§ Problem to solve
Extract the run of lines that starts at the top of the records below and ends at the line with "const pLeft = 72, pRight", keeping both ends and excluding pictures.

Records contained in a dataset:
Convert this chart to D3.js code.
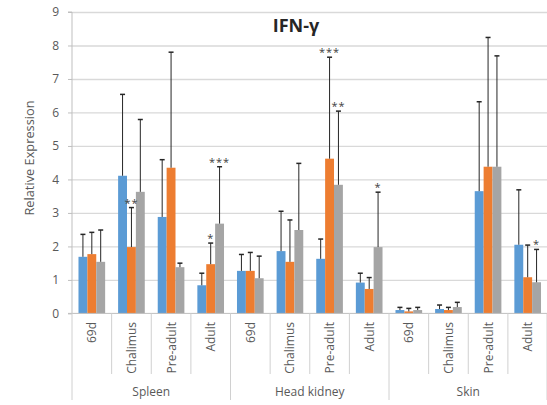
<!DOCTYPE html>
<html>
<head>
<meta charset="utf-8">
<script src="https://cdn.jsdelivr.net/npm/d3@7"></script>
<style>
  html, body { margin: 0; padding: 0; background: #fff; }
  svg { display: block; font-family: "Open Sans", "Liberation Sans", sans-serif; }
</style>
</head>
<body>
<svg id="chart" width="547" height="405"></svg>
<script>
// ---- data ----
const title = "IFN-γ";
const yTitle = "Relative Expression";
const groups = ["Spleen", "Head kidney", "Skin"];
const stages = ["69d", "Chalimus", "Pre-adult", "Adult"];
const yTicks = [0, 1, 2, 3, 4, 5, 6, 7, 8, 9];
const seriesNames = ["Series 1", "Series 2", "Series 3"];
const seriesColors = ["#5B9BD5", "#ED7D31", "#A5A5A5"];

const blueValues   = [1.69, 4.11, 2.88, 0.84, 1.27, 1.86, 1.63, 0.92, 0.10, 0.13, 3.65, 2.05];
const blueErrors   = [0.67, 2.43, 1.71, 0.36, 0.49, 1.19, 0.59, 0.28, 0.08, 0.12, 2.67, 1.64];
const orangeValues = [1.77, 1.98, 4.35, 1.47, 1.27, 1.54, 4.62, 0.73, 0.06, 0.10, 4.38, 1.08];
const orangeErrors = [0.65, 1.18, 3.45, 0.63, 0.55, 1.25, 3.03, 0.34, 0.09, 0.08, 3.86, 0.96];
const grayValues   = [1.54, 3.63, 1.38, 2.68, 1.05, 2.49, 3.84, 1.98, 0.10, 0.19, 4.38, 0.93];
const grayErrors   = [0.95, 2.16, 0.12, 1.70, 0.66, 1.99, 2.20, 1.64, 0.08, 0.14, 3.31, 0.98];

const blueSig   = ["", "", "", "", "", "", "", "", "", "", "", ""];
const orangeSig = ["", "**", "", "*", "", "", "***", "", "", "", "", ""];
const graySig   = ["", "", "", "***", "", "", "**", "*", "", "", "", "*"];

// ---- build ----
const categories = [];
groups.forEach(g => stages.forEach(s => categories.push({ group: g, stage: s })));
const series = [
  { name: seriesNames[0], color: seriesColors[0], values: blueValues, errors: blueErrors, sig: blueSig },
  { name: seriesNames[1], color: seriesColors[1], values: orangeValues, errors: orangeErrors, sig: orangeSig },
  { name: seriesNames[2], color: seriesColors[2], values: grayValues, errors: grayErrors, sig: graySig }
];

const svg = d3.select("#chart");
const pLeft = 72, pRight = 547.5, pTop = 12, pBottom = 313.4;

const y = d3.scaleLinear().domain([0, 9]).range([pBottom, pTop]);
const x = d3.scaleBand().domain(d3.range(categories.length)).range([pLeft, pRight]).padding(0);
const xs = d3.scaleBand().domain(d3.range(series.length)).range([0, x.bandwidth()]).paddingOuter(0.73).paddingInner(0);

// gridlines
svg.append("g")
  .attr("transform", `translate(${pLeft},0)`)
  .call(d3.axisLeft(y).tickValues(yTicks.slice(1)).tickSize(-(pRight - pLeft)).tickFormat(""))
  .call(g => g.select(".domain").remove())
  .call(g => g.selectAll("line").attr("stroke", "#d9d9d9").attr("stroke-width", 1.3));

// y axis
svg.append("g")
  .attr("transform", `translate(${pLeft},0)`)
  .call(d3.axisLeft(y).tickValues(yTicks).tickSize(4).tickPadding(9).tickFormat(d3.format("d")))
  .call(g => g.select(".domain").attr("stroke", "#bfbfbf").attr("d", `M-4,${pTop}H0V${pBottom}H-4`))
  .call(g => g.selectAll("line").attr("stroke", "#bfbfbf"))
  .call(g => g.selectAll("text").attr("fill", "#595959").style("font-size", "12px").style("font-family", "Open Sans, sans-serif"));

// bars
const barG = svg.append("g");
series.forEach((s, si) => {
  barG.selectAll(null).data(s.values).enter().append("rect")
    .attr("x", (d, i) => x(i) + xs(si))
    .attr("width", xs.bandwidth())
    .attr("y", d => y(d))
    .attr("height", d => y(0) - y(d))
    .attr("fill", s.color);
});

// error bars
series.forEach((s, si) => {
  const g = svg.append("g").attr("stroke", "#262626").attr("stroke-width", 1);
  s.values.forEach((v, i) => {
    const cx = x(i) + xs(si) + xs.bandwidth() / 2;
    const yt = y(v + s.errors[i]);
    g.append("line").attr("x1", cx).attr("x2", cx).attr("y1", y(v)).attr("y2", yt);
    g.append("line").attr("x1", cx - 2.5).attr("x2", cx + 2.5).attr("y1", yt).attr("y2", yt).attr("stroke-width", 1.5);
    if (s.sig[i]) {
      svg.append("text")
        .attr("x", cx).attr("y", yt - 1)
        .attr("text-anchor", "middle")
        .attr("fill", "#404040")
        .style("font-size", "11px")
        .style("letter-spacing", "1px")
        .text(s.sig[i]);
    }
  });
});

// x axis line
svg.append("line").attr("x1", pLeft).attr("x2", pRight).attr("y1", pBottom).attr("y2", pBottom)
  .attr("stroke", "#bfbfbf").attr("stroke-width", 1);

// category separators
const axisG = svg.append("g").attr("stroke", "#d0d0d0").attr("stroke-width", 1);
for (let i = 0; i <= categories.length; i++) {
  const xx = i < categories.length ? x(i) : pRight - 0.5;
  const isGroup = i % stages.length === 0;
  axisG.append("line").attr("x1", xx).attr("x2", xx).attr("y1", pBottom).attr("y2", isGroup ? 400 : 374);
}

// category labels
svg.append("g").selectAll("text").data(categories).enter().append("text")
  .attr("transform", (d, i) => `translate(${x(i) + x.bandwidth() / 2 + 4.5},322) rotate(-90)`)
  .attr("text-anchor", "end")
  .attr("fill", "#595959")
  .style("font-size", "12px")
  .text(d => d.stage);

// group labels
svg.append("g").selectAll("text").data(groups).enter().append("text")
  .attr("x", (d, gi) => (x(gi * stages.length) + (gi === groups.length - 1 ? pRight : x((gi + 1) * stages.length))) / 2)
  .attr("y", 396)
  .attr("text-anchor", "middle")
  .attr("fill", "#595959")
  .style("font-size", "12px")
  .text(d => d);

// titles
svg.append("text").attr("x", 296).attr("y", 32).attr("text-anchor", "middle")
  .attr("fill", "#262626").style("font-size", "18px").style("font-weight", "bold").text(title);

svg.append("text").attr("transform", `translate(34,158) rotate(-90)`).attr("text-anchor", "middle")
  .attr("fill", "#595959").style("font-size", "12.8px").text(yTitle);
</script>
</body>
</html>
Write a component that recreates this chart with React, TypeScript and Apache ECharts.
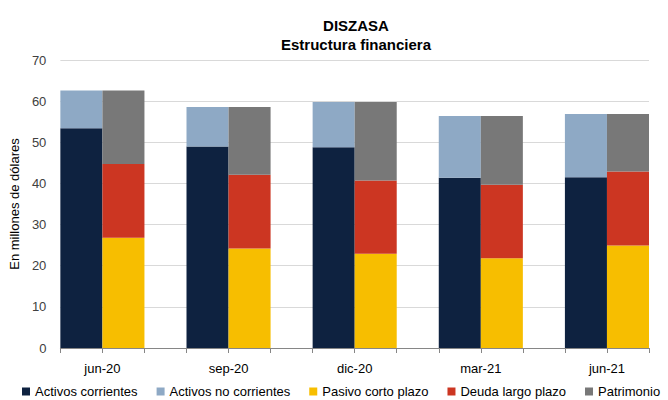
import React, { useEffect, useRef } from "react";
import * as echarts from "echarts";

const categories = ["jun-20", "sep-20", "dic-20", "mar-21", "jun-21"];
const activosCorrientes = [53.4, 49.0, 48.8, 41.4, 41.5];
const activosNoCorrientes = [9.2, 9.6, 11.0, 15.0, 15.4];
const pasivoCortoPlazo = [26.8, 24.2, 22.9, 21.8, 24.9];
const deudaLargoPlazo = [17.9, 17.9, 17.8, 17.9, 18.0];
const patrimonio = [17.9, 16.5, 19.1, 16.7, 14.0];
const yMin = 0;
const yMax = 70;
const yInterval = 10;

const FONT = "'Liberation Sans', Arial, sans-serif";

const slotCount = categories.length * 3 - 1;
const place = (values: number[], offset: number) => {
  const arr: (number | string)[] = Array(slotCount).fill("-");
  values.forEach((v, i) => {
    arr[3 * i + offset] = v;
  });
  return arr;
};
const boundaryLabels = (() => {
  const arr: string[] = Array(slotCount + 1).fill("");
  categories.forEach((c, i) => {
    arr[3 * i + 1] = c;
  });
  return arr;
})();

export default function App() {
  const ref = useRef<HTMLDivElement>(null);
  useEffect(() => {
    if (!ref.current) return;
    const chart = echarts.init(ref.current, undefined, { renderer: "svg" });
    const mk = (name: string, data: number[], offset: number, color: string) => ({
      name,
      type: "bar",
      stack: "total",
      barWidth: "100%",
      barGap: "0%",
      data: place(data, offset),
      itemStyle: { color },
      emphasis: { disabled: true },
    });
    chart.setOption({
      animation: false,
      backgroundColor: "#ffffff",
      textStyle: { fontFamily: FONT },
      title: {
        text: "DISZASA\nEstructura financiera",
        left: 351,
        top: 11,
        textAlign: "center",
        textStyle: {
          fontFamily: FONT,
          fontSize: 15,
          fontWeight: "bold",
          color: "#000",
          lineHeight: 19,
        },
      },
      legend: {
        top: 385,
        left: 22,
        width: 646,
        padding: 0,
        itemWidth: 8,
        itemHeight: 8,
        itemGap: 19,
        icon: "rect",
        textStyle: { fontFamily: FONT, fontSize: 13, color: "#000" },
        data: [
          "Activos corrientes",
          "Activos no corrientes",
          "Pasivo corto plazo",
          "Deuda largo plazo",
          "Patrimonio",
        ],
      },
      grid: { left: 58, right: 19, top: 60, bottom: 52 },
      xAxis: [
        {
          type: "category",
          data: Array(slotCount).fill(""),
          show: false,
          boundaryGap: true,
        },
        {
          type: "category",
          position: "bottom",
          boundaryGap: false,
          data: boundaryLabels,
          axisLine: { lineStyle: { color: "#868686" } },
          axisTick: { alignWithLabel: true, interval: 0, length: 5, lineStyle: { color: "#868686" } },
          axisLabel: { interval: 0, color: "#000", fontSize: 13, margin: 14, fontFamily: FONT },
          splitLine: { show: false },
        },
      ],
      yAxis: {
        type: "value",
        min: yMin,
        max: yMax,
        interval: yInterval,
        name: "En millones de dólares",
        nameLocation: "middle",
        nameGap: 32,
        nameRotate: 90,
        nameTextStyle: { fontFamily: FONT, fontSize: 13, color: "#000" },
        axisLine: { show: false },
        axisTick: { show: false },
        axisLabel: { color: "#404040", fontSize: 13, margin: 14, fontFamily: FONT },
        splitLine: { lineStyle: { color: "#d9d9d9" } },
      },
      series: [
        mk("Activos corrientes", activosCorrientes, 0, "#0e2240"),
        mk("Activos no corrientes", activosNoCorrientes, 0, "#8ea9c5"),
        mk("Pasivo corto plazo", pasivoCortoPlazo, 1, "#f7be00"),
        mk("Deuda largo plazo", deudaLargoPlazo, 1, "#cc3622"),
        mk("Patrimonio", patrimonio, 1, "#787878"),
      ],
    });
    return () => chart.dispose();
  }, []);
  return <div ref={ref} style={{ width: 668, height: 400, position: "absolute", left: 0, top: 0 }} />;
}
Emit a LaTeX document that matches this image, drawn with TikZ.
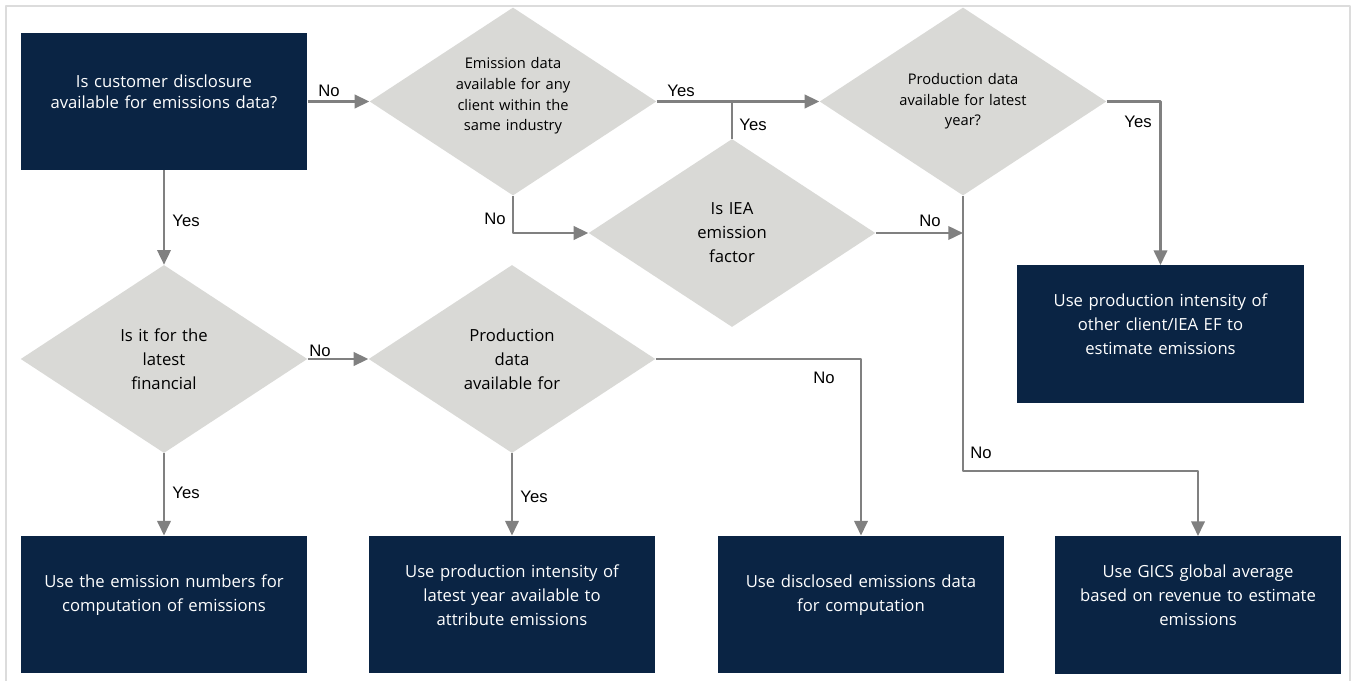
\documentclass[tikz,border=0pt]{standalone}
\usepackage{fontspec}
\setmainfont{Open Sans}
\newfontfamily\labelfont{Liberation Sans}
\usetikzlibrary{shapes.geometric,arrows.meta}
\definecolor{navy}{HTML}{0A2444}
\definecolor{stone}{HTML}{D9D9D6}
\definecolor{wire}{HTML}{808080}
\definecolor{rim}{HTML}{DCDCDC}
\tikzset{
  outcome/.style={rectangle,fill=navy,text=white,minimum width=215pt,minimum height=103pt,inner sep=0pt,
    text width=200pt,align=center,font=\fontsize{12.5pt}{18pt}\selectfont,
    execute at end node={\par\vspace{14pt}}},
  query/.style={diamond,fill=stone,shape aspect=1.53,minimum width=215pt,minimum height=141pt,inner sep=0pt,
    text width=80pt,align=center,font=\fontsize{12.5pt}{18pt}\selectfont},
  smallquery/.style={query,text width=100pt,font=\fontsize{11pt}{15.5pt}\selectfont},
  answer/.style={anchor=base,inner sep=0pt,font=\labelfont\fontsize{12.5pt}{15pt}\selectfont},
  flow/.style={draw=wire,line width=1.9pt}
}
\begin{document}
\begin{tikzpicture}[>={Triangle[length=11pt,width=10pt]},line join=bevel,x=0.75pt,y=-0.75pt]
%%
\useasboundingbox (0,0) rectangle (1354,681);
\draw [rim,line width=1.5pt] (6,681) -- (6,6) -- (1350,6) -- (1350,681);
%
  \node (node_disclosure) at (164,101.5) [outcome,font=\fontsize{12.5pt}{15.75pt}\selectfont] {Is customer disclosure\\available for emissions data?};
  \node (node_industry) at (513,101.5) [smallquery,execute at end node={\par\vspace{8pt}}] {Emission data\\available for any\\client within the\\same industry};
  \node (node_prodlatest) at (963,101.5) [smallquery] {Production data\\available for latest\\year?};
  \node (node_iea) at (732,233) [query] {Is IEA\\emission\\factor};
  \node (node_financial) at (164,359) [query] {Is it for the\\latest\\financial};
  \node (node_proddata) at (512,359) [query] {Production\\data\\available for};
  \node (node_other) at (1160.5,334) [outcome] {Use production intensity of\\other client/IEA EF to\\estimate emissions};
  \node (node_numbers) at (164,604.5) [outcome] {Use the emission numbers for\\computation of emissions};
  \node (node_latestyear) at (512,604.5) [outcome] {Use production intensity of\\latest year available to\\attribute emissions};
  \node (node_disclosed) at (861,604.5) [outcome] {Use disclosed emissions data\\for computation};
  \node (node_gics) at (1198,605) [outcome] {Use GICS global average\\based on revenue to estimate\\emissions};
  \coordinate (bend_gics) at (963,471);
%
  \draw [flow,->] (node_disclosure.east) -- (node_industry.west);
  \draw [flow,->] (node_disclosure.south) -- (node_financial.north);
  \draw [flow,->] (node_industry.east) -- (node_prodlatest.west);
  \draw [flow] (node_iea.north) -- (node_iea.north |- node_industry.east);
  \draw [flow,->] (node_industry.south) |- (node_iea.west);
  \draw [flow,->] (node_iea.east) -- (node_iea.east -| node_prodlatest.south);
  \draw [flow,->] (node_prodlatest.south) -- (bend_gics) -| (node_gics.north);
  \draw [flow,->] (node_prodlatest.east) -| (node_other.north);
  \draw [flow,->] (node_financial.south) -- (node_numbers.north);
  \draw [flow,->] (node_financial.east) -- (node_proddata.west);
  \draw [flow,->] (node_proddata.south) -- (node_latestyear.north);
  \draw [flow,->] (node_proddata.east) -| (node_disclosed.north);
%
  \node (lbl_no_0) at (329,97) [answer] {No};
  \node (lbl_yes_0) at (186,227) [answer] {Yes};
  \node (lbl_yes_1) at (681,97) [answer] {Yes};
  \node (lbl_yes_2) at (753,131) [answer] {Yes};
  \node (lbl_no_1) at (495,225) [answer] {No};
  \node (lbl_no_2) at (930,227) [answer] {No};
  \node (lbl_yes_3) at (1138,128) [answer] {Yes};
  \node (lbl_yes_4) at (186,498) [answer] {Yes};
  \node (lbl_no_3) at (320,356) [answer] {No};
  \node (lbl_yes_5) at (534,502) [answer] {Yes};
  \node (lbl_no_4) at (824,383) [answer] {No};
  \node (lbl_no_5) at (981,458) [answer] {No};
%
\end{tikzpicture}
\end{document}
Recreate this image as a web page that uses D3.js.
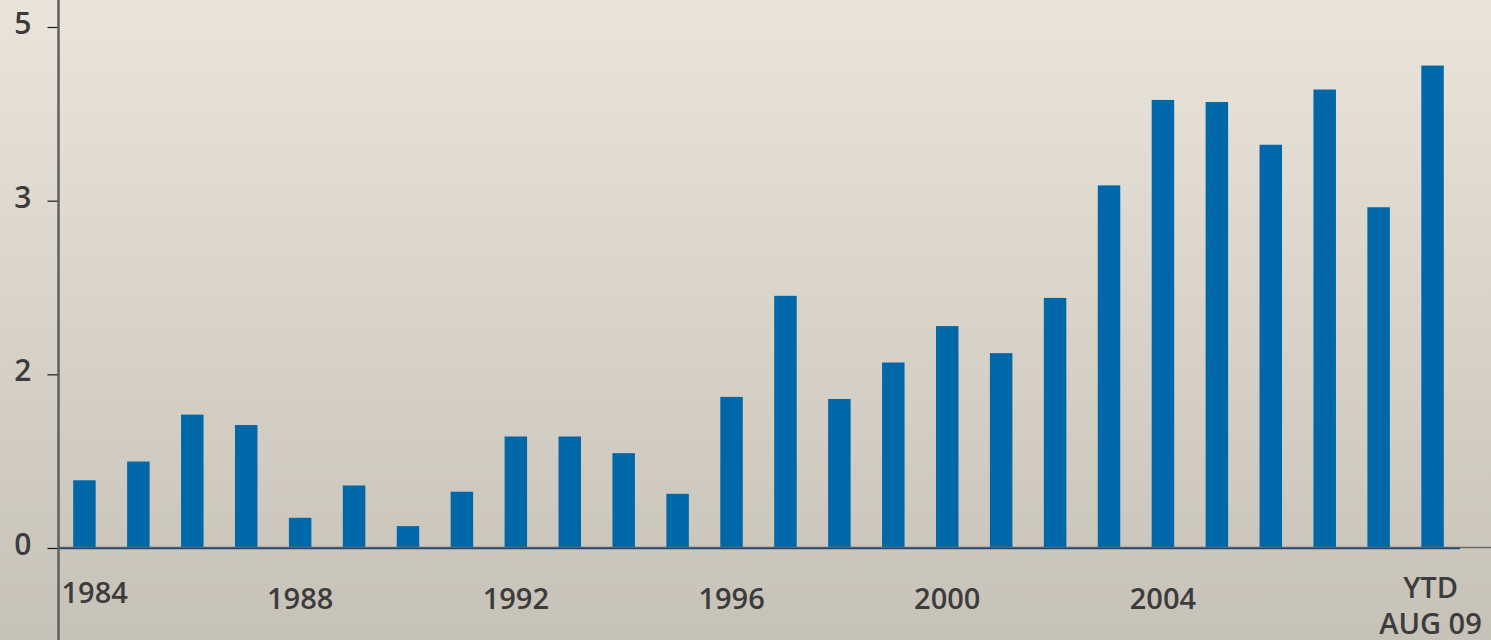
<!DOCTYPE html>
<html>
<head>
<meta charset="utf-8">
<script src="https://cdn.jsdelivr.net/npm/d3@7"></script>
<style>
  html, body { margin: 0; padding: 0; background: #d8d2c8; }
  svg { display: block; }
  text { font-family: "Open Sans", "Noto Sans", sans-serif; font-weight: 600; fill: #3c3c3c; }
</style>
</head>
<body>
<svg id="chart" width="1491" height="640"></svg>
<script>
// Annual values, 1984 through year-to-date August 2009
const years = ["1984","1985","1986","1987","1988","1989","1990","1991","1992","1993",
  "1994","1995","1996","1997","1998","1999","2000","2001","2002","2003",
  "2004","2005","2006","2007","2008","YTD"];
const values = [0.65, 0.83, 1.28, 1.18, 0.29, 0.60, 0.21, 0.54, 1.07, 1.07,
  0.91, 0.52, 1.45, 2.42, 1.43, 1.78, 2.13, 1.87, 2.40, 3.48,
  4.30, 4.28, 3.87, 4.40, 3.27, 4.63];
// Labelled categories on the horizontal axis
const xTickYears = ["1984","1988","1992","1996","2000","2004","YTD"];
const ytdLabel = ["YTD", "AUG 09"];
// Vertical axis: domain split into three equal steps
const yMax = 5;
const yTicks = [0, 5/3, 10/3, 5];

const W = 1491, H = 640;
const axisX = 58.5, baseY = 548, topY = 27;

const svg = d3.select("#chart");

// Background gradient
const defs = svg.append("defs");
const grad = defs.append("linearGradient")
  .attr("id", "bg").attr("x1", 0).attr("y1", 0).attr("x2", 0).attr("y2", 1);
grad.append("stop").attr("offset", "0%").attr("stop-color", "#eae4da");
grad.append("stop").attr("offset", "100%").attr("stop-color", "#c7c2b8");
svg.append("rect").attr("width", W).attr("height", H).attr("fill", "url(#bg)");

const x = d3.scaleBand()
  .domain(years)
  .range([73.2, 1443.8])
  .paddingInner(0.583)
  .paddingOuter(0);

const y = d3.scaleLinear().domain([0, yMax]).range([baseY, topY]);

// Bars
svg.append("g").selectAll("rect")
  .data(years.map((yr, i) => ({ yr, v: values[i] })))
  .join("rect")
  .attr("x", d => x(d.yr))
  .attr("width", x.bandwidth())
  .attr("y", d => y(d.v))
  .attr("height", d => y(0) - y(d.v))
  .attr("fill", "#0068a8");

// Baseline
svg.append("line")
  .attr("x1", axisX).attr("x2", W)
  .attr("y1", baseY - 0.5).attr("y2", baseY - 0.5)
  .attr("stroke", "#6a6a6a").attr("stroke-width", 1.5);
svg.append("line")
  .attr("x1", axisX).attr("x2", 1460)
  .attr("y1", baseY + 0.5).attr("y2", baseY + 0.5)
  .attr("stroke", "#1d4a7a").attr("stroke-width", 1.5);

// Vertical axis
const yAxis = d3.axisLeft(y)
  .tickValues(yTicks)
  .tickFormat(d3.format(".0f"))
  .tickSize(11)
  .tickPadding(16);
const gy = svg.append("g")
  .attr("transform", `translate(${axisX},0)`)
  .call(yAxis);
gy.select(".domain").remove();
gy.selectAll(".tick line").attr("stroke", "#1a1a1a").attr("stroke-width", 1.2);
gy.selectAll(".tick text")
  .attr("font-size", 30)
  .attr("dy", "0.22em")
  .style("fill", "#3c3c3c");

svg.append("line")
  .attr("x1", axisX).attr("x2", axisX)
  .attr("y1", 0).attr("y2", H)
  .attr("stroke", "#5f5f5f").attr("stroke-width", 2.5);

// Horizontal axis labels
const xAxis = d3.axisBottom(x)
  .tickValues(xTickYears)
  .tickSize(0)
  .tickPadding(0);
const gx = svg.append("g")
  .attr("transform", `translate(0,${baseY})`)
  .call(xAxis);
gx.select(".domain").remove();
gx.selectAll(".tick text")
  .attr("font-size", 29)
  .attr("y", 61)
  .attr("dy", 0)
  .style("fill", "#3c3c3c");

// First label sits right against the vertical axis, a little higher
gx.selectAll(".tick").filter(d => d === years[0]).select("text")
  .attr("text-anchor", "start")
  .attr("x", axisX + 3 - x(years[0]) - x.bandwidth() / 2)
  .attr("y", 55);

// Year-to-date label on two lines
const ytdText = gx.selectAll(".tick").filter(d => d === "YTD").select("text");
ytdText.text(null).attr("y", 50);
ytdText.selectAll("tspan")
  .data(ytdLabel)
  .join("tspan")
  .attr("x", -2)
  .attr("dy", (d, i) => i === 0 ? 0 : 36)
  .text(d => d);
</script>
</body>
</html>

§ Output for this task
Convert this chart to D3.js code.
<!DOCTYPE html>
<html>
<head>
<meta charset="utf-8">
<script src="https://cdn.jsdelivr.net/npm/d3@7"></script>
<style>
  html, body { margin: 0; padding: 0; background: #fff; }
  svg { display: block; font-family: "Open Sans", "Liberation Sans", sans-serif; }
</style>
</head>
<body>
<svg id="chart" width="547" height="405"></svg>
<script>
// ---- data ----
const title = "IFN-γ";
const yTitle = "Relative Expression";
const groups = ["Spleen", "Head kidney", "Skin"];
const stages = ["69d", "Chalimus", "Pre-adult", "Adult"];
const yTicks = [0, 1, 2, 3, 4, 5, 6, 7, 8, 9];
const seriesNames = ["Series 1", "Series 2", "Series 3"];
const seriesColors = ["#5B9BD5", "#ED7D31", "#A5A5A5"];

const blueValues   = [1.69, 4.11, 2.88, 0.84, 1.27, 1.86, 1.63, 0.92, 0.10, 0.13, 3.65, 2.05];
const blueErrors   = [0.67, 2.43, 1.71, 0.36, 0.49, 1.19, 0.59, 0.28, 0.08, 0.12, 2.67, 1.64];
const orangeValues = [1.77, 1.98, 4.35, 1.47, 1.27, 1.54, 4.62, 0.73, 0.06, 0.10, 4.38, 1.08];
const orangeErrors = [0.65, 1.18, 3.45, 0.63, 0.55, 1.25, 3.03, 0.34, 0.09, 0.08, 3.86, 0.96];
const grayValues   = [1.54, 3.63, 1.38, 2.68, 1.05, 2.49, 3.84, 1.98, 0.10, 0.19, 4.38, 0.93];
const grayErrors   = [0.95, 2.16, 0.12, 1.70, 0.66, 1.99, 2.20, 1.64, 0.08, 0.14, 3.31, 0.98];

const blueSig   = ["", "", "", "", "", "", "", "", "", "", "", ""];
const orangeSig = ["", "**", "", "*", "", "", "***", "", "", "", "", ""];
const graySig   = ["", "", "", "***", "", "", "**", "*", "", "", "", "*"];

// ---- build ----
const categories = [];
groups.forEach(g => stages.forEach(s => categories.push({ group: g, stage: s })));
const series = [
  { name: seriesNames[0], color: seriesColors[0], values: blueValues, errors: blueErrors, sig: blueSig },
  { name: seriesNames[1], color: seriesColors[1], values: orangeValues, errors: orangeErrors, sig: orangeSig },
  { name: seriesNames[2], color: seriesColors[2], values: grayValues, errors: grayErrors, sig: graySig }
];

const svg = d3.select("#chart");
const pLeft = 72, pRight = 547.5, pTop = 12, pBottom = 313.4;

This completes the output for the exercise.